Cette observation vaut également pour des manipulations opérées de l’extérieur de l’entreprise par des hackers agissant sur commande d’un concurrent. Lorsque l’opération d’intrusion est suffisamment bien montée techniquement, il est très difficile voire impossible de démontrer la manipulation. Les moyens d’investigations tant des hébergeurs que des autorités judiciaires sont totalement sous dimensionnés pour répondre à ce type de questions et le risque de prendre les apparences pour argent comptant est assez grand. L’hébergeur risque alors de prêter son concours à une opération de déstabilisation commerciale et ce faisant peut voir sa responsabilité civile voire pénale (les mesures de protections des données hébergées sont-elles suffisantes, efficaces ?) engagée. L’enfer est pavé de bonnes intentions et l’hébergeur est coincé dans une tenaille juridique.

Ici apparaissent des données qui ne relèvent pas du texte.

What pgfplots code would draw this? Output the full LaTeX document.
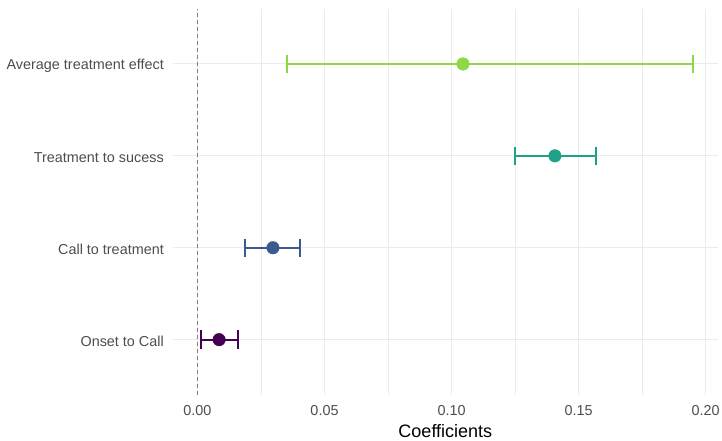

Sur ce terrain, la CNIL répond que l’hébergeur peut ne pas donner de suite aux demandes de rectification, celles-ci devant être « légitimes ». Si la formule est heureuse sur le papier, elle l’est beaucoup moins en pratique. Cela suppose en effet une procédure de contrôle a priori des demandes de rectification. Il est douteux que les rédacteurs de la LCEN puis de la réforme de la loi informatique et libertés aient pensés aux conséquences induites par de telles complications.
Les praticiens du droit sur internet savent que les techniques évoluent très vite tout comme les faits, les clients, les relations, etc. Il est dès lors très important de figer les informations lorsqu’elles revêtent un caractère potentiellement dangereux (c’est tout l’intérêt des constats d’huissier sur internet). N’oublions pas que la LCEN tout comme la loi du 6 janvier 1978 réformée comprennent des dispositions pénales.
Au-delà, les conséquences civiles peuvent être graves pour un hébergeur qui aura été jugé défaillant ou au contraire trop diligent. Ce drame cornélien aurait pu être évité par l’introduction d’une exception au droit d’accès et de rectification au profit des hébergeurs dans la réforme de la loi du 6 janvier 1978 entreprise en 2004. Tel ne fût pas le cas et l’insécurité juridique pointe de nouveau son nez.
Que faire alors ? Il est probable que le juriste confronté à cette difficulté arbitrera la mort dans l’âme pour le risque le moins élevé, à savoir le non respect de toutes les dispositions de la loi informatique et libertés. En attendant que le législateur ou la jurisprudence corrige le tir ou que la CNIL dispose de pouvoirs vraiment coercitifs.